Yes, engines with smaller evaluation will get results closer to 0-0 (both engines have to agree to 400cp or above). It is an effect one has to consider when comparing multiple engines, like in the large RR. But the effect is mild, I estimate it for (Wins - Losses) as no larger than a factor of 1.3 for the engines tested here.

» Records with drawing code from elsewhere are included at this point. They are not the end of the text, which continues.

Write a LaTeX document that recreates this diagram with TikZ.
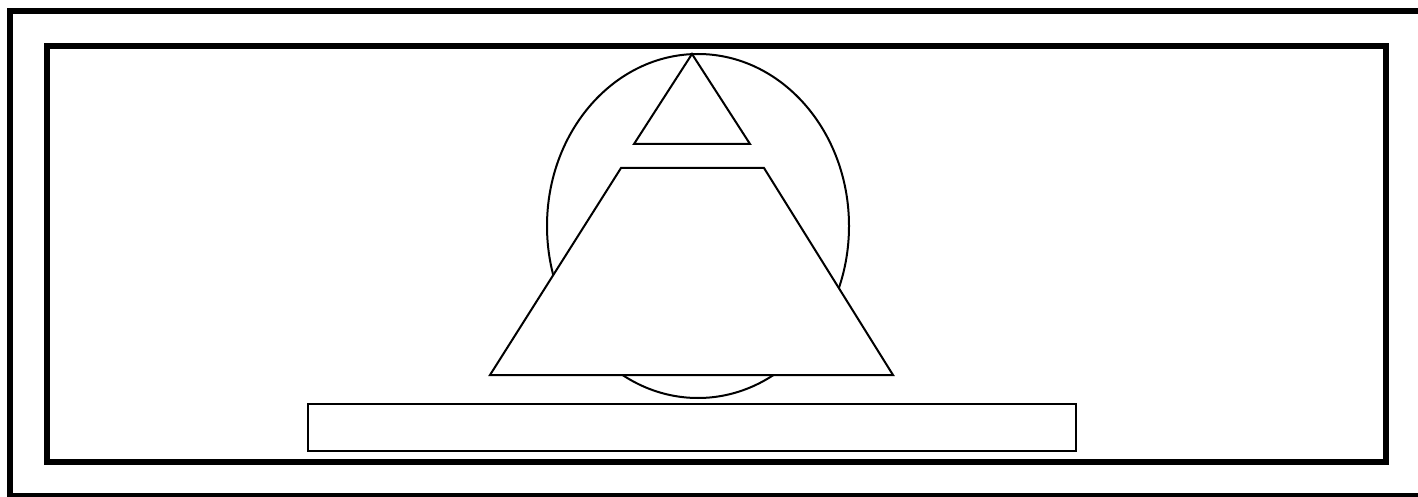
\documentclass[tikz,border=0pt]{standalone}
\begin{document}
\begin{tikzpicture}[x=1pt,y=-1pt,
  frame/.style={draw=black,line width=6pt},
  figline/.style={draw=black,line width=2pt,line join=miter},
  thinbox/.style={draw=black,line width=1.2pt}]
\useasboundingbox (0,0) rectangle (1418,497);
\begin{scope}
\clip (0,0) rectangle (1418,497);
\draw[frame] (10,11) rectangle (1425,496);
\end{scope}
\draw[frame] (47,46) rectangle (1386,462);
\draw[figline] (698,226) ellipse [x radius=151, y radius=172];
\filldraw[figline,fill=white] (490,375) -- (621,168) -- (764,168) -- (893,375) -- cycle;
\draw[figline] (692,54) -- (634,144) -- (750,144) -- cycle;
\draw[thinbox] (308,404) rectangle (1076,451);
\end{tikzpicture}
\end{document}
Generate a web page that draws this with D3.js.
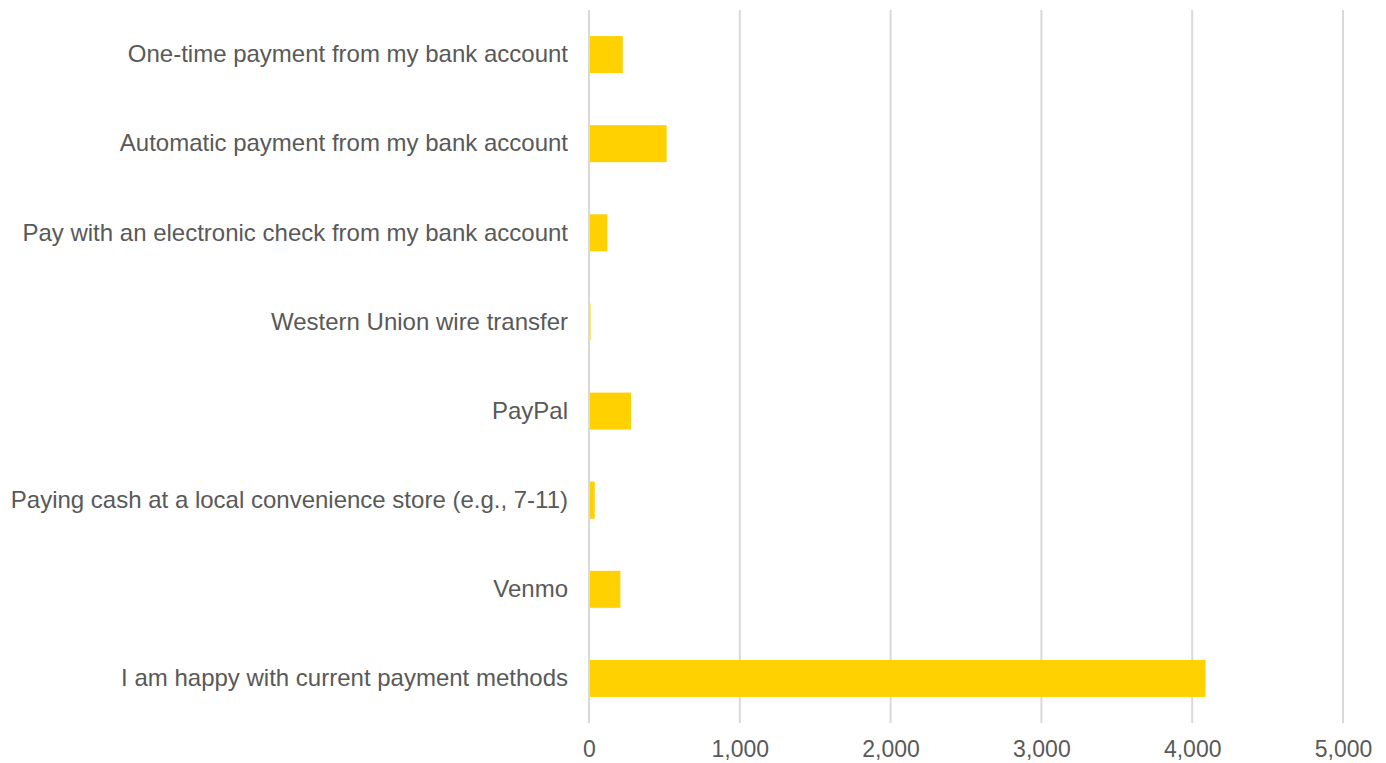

One can also take Wins/Losses, which is hardly affected by the varying evaluations of engines.

In head-to-head, however, Wins - Losses is not affected in its sign.
2)I believe that having a score of +200 cp that is supposed to be 2 pawns already suggest a serious blunder.
I just typed "blunder" in the title of the thread for brevity, it might be that even in 10-15 moves, one engine outplays the other by 30cp each move, or it might happen that one engine loses the game in one move.
Last edited by Laskos on Tue Oct 17, 2017 12:03 pm, edited 1 time in total.
User avatar
Laskos
Posts: 10948
Joined: Wed Jul 26, 2006 10:21 pm
Full name: Kai Laskos

Re: Blunder rates of top engines in the opening

Post by Laskos »

JJJ wrote:And how many blunder do they make with 0,5 sec per move ? Then 1 sec per move ? Then 3 sec per move ? Probably close to none at some point.

It could be interesting to know with 1 sec per move because some analyses are made with 1 sec per move.
Sure you are right. But the results here can still be useful, as short time control matches can be useful to derive what happens at LTC, even if the level of playing is hundreds of ELO points different.